Today the Herald reported on a speech by Chief Justice Sian Elias to the Wellington branch of the Law Society, in which she suggested an amnesty to reduce prison numbers and so avoid "significant safety and human rights issues". In the subsequent and predictable howl of outrage from the right and denial by the government, the real message of her speech was lost: that the present "tough on crime" approach of harsher and more punitive sentences and limited access to bail and parole simply is not working.
The full speech is here [PDF]. I suggest reading it in full. There is a lot of good stuff in there about how the increased involvement of victims is undermining justice and turning sentencing into "a test of [loyalty] and a mark of personal respect" for victims, about the utter ineffectiveness of prison in reducing crime rates, about the failure of non-custodial sentences due to government under-resourcing, and the need to reduce crime and reoffending by targeting its actual causes (including the high rates of mental illness and substance abuse among prisoners) rather than by building a prison at the bottom of the cliff. She also talks about solutions to this: not least, politicians having the honesty to front up to the public and tell them that vengeance and brutality does not work and never has.
Channelling public anxiety into effective strategies is not easy when the first task is to get across the unwelcome message that there are no simple or quick answers. And it is difficult for the public and political debate to be properly informed in an age where our news and comment is geared to simple messages and the stories of individual crimes are readily and graphically communicated. But if we are not to lurch from one increasingly punitive and expensive reaction to another, we all need to take responsibility for understanding the options and for buying in to the strategies that work, rather than knee-jerk responses. Those strategies require social change, not demands for easy quick fixes now...(The Herald's response to her speech rather proves her point, and exacerbates the problem rather than helping us solve it. But I guess real solutions - and the reduction in crime they would entail - don't sell newspapers.)[...]
Information the community needs to know has to be got across. The message that imprisonment does not reduce crime, that the criminal justice processes are largely irrelevant to crime reduction and that the causes of crime have to be directly addressed must be communicated and understood.

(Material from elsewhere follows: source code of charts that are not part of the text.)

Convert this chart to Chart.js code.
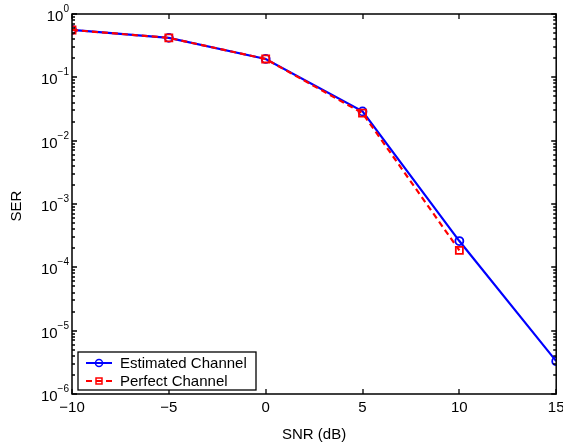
<!DOCTYPE html>
<html>
<head>
<meta charset="utf-8">
<script src="https://cdn.jsdelivr.net/npm/chart.js@4"></script>
<style>
  html, body { margin: 0; padding: 0; background: #fff; }
  #wrap { width: 563px; height: 445px; }
</style>
</head>
<body>
<div id="wrap"><canvas id="serChart" width="563" height="445"></canvas></div>
<script>
const snr = [-10, -5, 0, 5, 10, 15];
const serEstimated = [0.56, 0.42, 0.195, 0.0290, 2.6e-4, 3.3e-6];
const serPerfect = [0.56, 0.42, 0.195, 0.0272, 1.85e-4];
const xTicks = [-10, -5, 0, 5, 10, 15];
const yExponents = [0, -1, -2, -3, -4, -5, -6];
const seriesLabels = ['Estimated Channel', 'Perfect Channel'];

const FONT = '"Liberation Sans", Arial, sans-serif';

// axes box, ticks, superscript labels and legend drawn the MATLAB way
const matlabAxes = {
    id: 'matlabAxes',
    afterDraw(chart) {
        const ctx = chart.ctx;
        const xs = chart.scales.x, ys = chart.scales.y;
        const { left, right, top, bottom } = chart.chartArea;
        ctx.save();
        ctx.strokeStyle = '#000';
        ctx.lineWidth = 1.5;
        ctx.beginPath();
        ctx.rect(left, top, right - left, bottom - top);
        ctx.stroke();

        ctx.lineWidth = 1.3;
        ctx.beginPath();
        xTicks.forEach(v => {
            const px = Math.round(xs.getPixelForValue(v));
            ctx.moveTo(px, bottom); ctx.lineTo(px, bottom - 5);
            ctx.moveTo(px, top); ctx.lineTo(px, top + 5);
        });
        yExponents.forEach(e => {
            const py = Math.round(ys.getPixelForValue(Math.pow(10, e)));
            ctx.moveTo(left, py); ctx.lineTo(left + 5, py);
            ctx.moveTo(right, py); ctx.lineTo(right - 5, py);
            if (e > -6) {
                for (let m = 2; m <= 9; m++) {
                    const my = Math.round(ys.getPixelForValue(m * Math.pow(10, e - 1)));
                    ctx.moveTo(left, my); ctx.lineTo(left + 3, my);
                    ctx.moveTo(right, my); ctx.lineTo(right - 3, my);
                }
            }
        });
        ctx.stroke();

        ctx.fillStyle = '#000';
        ctx.font = '15px ' + FONT;
        ctx.textAlign = 'center';
        ctx.textBaseline = 'alphabetic';
        xTicks.forEach(v => {
            const label = v < 0 ? '\u2212' + Math.abs(v) : String(v);
            ctx.fillText(label, xs.getPixelForValue(v), bottom + 18);
        });

        yExponents.forEach(e => {
            const py = ys.getPixelForValue(Math.pow(10, e));
            const sup = e < 0 ? '\u2212' + Math.abs(e) : String(e);
            ctx.font = '10px ' + FONT;
            const supW = ctx.measureText(sup).width;
            ctx.font = '15px ' + FONT;
            const baseW = ctx.measureText('10').width;
            const xEnd = left - 3;
            ctx.textAlign = 'left';
            ctx.fillText('10', xEnd - supW - baseW, py + 7);
            ctx.font = '10px ' + FONT;
            ctx.fillText(sup, xEnd - supW, py - 2);
        });

        ctx.font = '15px ' + FONT;
        ctx.textAlign = 'center';
        ctx.textBaseline = 'middle';
        ctx.fillText('SNR (dB)', (left + right) / 2, 435);
        ctx.save();
        ctx.translate(17, (top + bottom) / 2 + 2);
        ctx.rotate(-Math.PI / 2);
        ctx.fillText('SER', 0, 0);
        ctx.restore();

        // legend
        const lx = 78, ly = 352, lw = 178, lh = 38;
        ctx.fillStyle = '#fff';
        ctx.fillRect(lx, ly, lw, lh);
        ctx.strokeStyle = '#000';
        ctx.lineWidth = 1.3;
        ctx.strokeRect(lx, ly, lw, lh);
        const rows = [ly + 11, ly + 29];
        chart.data.datasets.forEach((ds, i) => {
            const ry = rows[i];
            ctx.strokeStyle = ds.borderColor;
            ctx.lineWidth = 2;
            ctx.setLineDash(ds.borderDash || []);
            ctx.beginPath();
            ctx.moveTo(86, ry); ctx.lineTo(112, ry);
            ctx.stroke();
            ctx.setLineDash([]);
            ctx.lineWidth = 1.5;
            ctx.beginPath();
            if (ds.pointStyle === 'rect') {
                ctx.rect(96, ry - 3, 6, 6);
            } else {
                ctx.arc(99, ry, 3.5, 0, Math.PI * 2);
            }
            ctx.stroke();
            ctx.fillStyle = '#000';
            ctx.textAlign = 'left';
            ctx.font = '15px ' + FONT;
            ctx.fillText(ds.label, 120, ry + 1);
        });
        ctx.restore();
    }
};

new Chart(document.getElementById('serChart'), {
    type: 'line',
    data: {
        datasets: [
            {
                label: seriesLabels[0],
                data: snr.map((x, i) => ({ x: x, y: serEstimated[i] })),
                borderColor: '#0000ff',
                backgroundColor: 'rgba(0,0,0,0)',
                borderWidth: 2.2,
                pointStyle: 'circle',
                pointRadius: 4,
                pointBorderWidth: 1.8,
                pointBorderColor: '#0000ff',
                tension: 0,
                order: 1
            },
            {
                label: seriesLabels[1],
                data: snr.slice(0, serPerfect.length).map((x, i) => ({ x: x, y: serPerfect[i] })),
                borderColor: '#ff0000',
                backgroundColor: 'rgba(0,0,0,0)',
                borderWidth: 2.2,
                borderDash: [6, 4],
                pointStyle: 'rect',
                pointRadius: 5,
                pointBorderWidth: 1.8,
                pointBorderColor: '#ff0000',
                tension: 0,
                order: 0
            }
        ]
    },
    options: {
        responsive: false,
        animation: false,
        layout: { padding: { left: 64, right: 6, top: 14, bottom: 43 } },
        plugins: {
            legend: { display: false },
            tooltip: { enabled: false }
        },
        scales: {
            x: {
                type: 'linear',
                min: -10,
                max: 15,
                ticks: { display: false },
                grid: { display: false },
                border: { display: false }
            },
            y: {
                type: 'logarithmic',
                min: 1e-6,
                max: 1,
                ticks: { display: false },
                grid: { display: false },
                border: { display: false }
            }
        }
    },
    plugins: [matlabAxes]
});
</script>
</body>
</html>
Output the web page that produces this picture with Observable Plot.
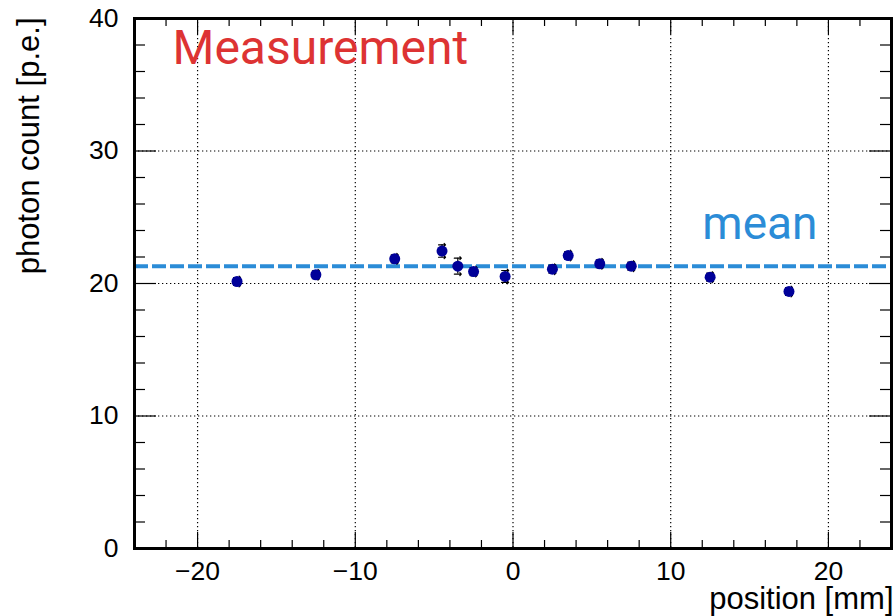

The solutions Elias suggests are not easy: early intervention to prevent kids from turning into criminals; a more active and better resourced probation service with a focus on personal involvement and rehabilitation rather than risk-management to reduce reoffending; proper mental health services, both in and out of jail, to prevent prison being used as a dumping ground for the mentally ill, and finally, reducing prison numbers through better use of bail, parole and community sentencing - and amnesties if necessary - because it costs an absolute fortune and doesn't do anyone any good.